## anonymous 5 years ago A 1000L brine tank is filled with 15kg of salt. The tank is constantly mixed. Water enters and exits at 10L/min. Set up a differential equation for the amount of salt at any time.

1. anonymous

Give me a minute

2. anonymous

dy/dt = (rate in) - (rate out)... rate in = 0 (only water is entering the tank) rate out = (y(t)/1000) kg/L * 10 L/min = y(t)/100 kg/min... dy/dt = -y/100

3. anonymous

Thats correct

4. anonymous

Shouldn't t be in the equation?

5. anonymous

dy/dt = -y(t)/100

6. anonymous

It is correct how it is now... What you'll have to do now is just integrate by separation of variables or by using the integrating factor.

7. anonymous

Using an integrating factor may be the easiest route.
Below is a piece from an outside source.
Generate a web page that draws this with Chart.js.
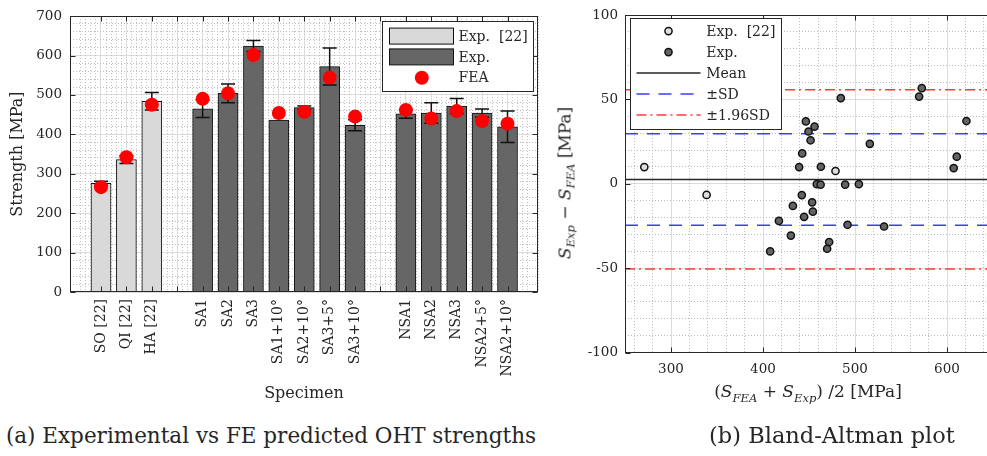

Don't forget to use the initial condition: y(0) = 15kg to obtain the particular solution.

8. anonymous

So if $y \prime(t) = -y(t)/100$ then $y(t)=-1/100t + C$?

9. anonymous

No... y(t) = ce^(-t/100) So when t = 10, The particular solution will be: y = 15e^(-t/100)

10. anonymous

Sorry, when t = 0

11. anonymous

Ah, okay. Gotcha. Thank you very much.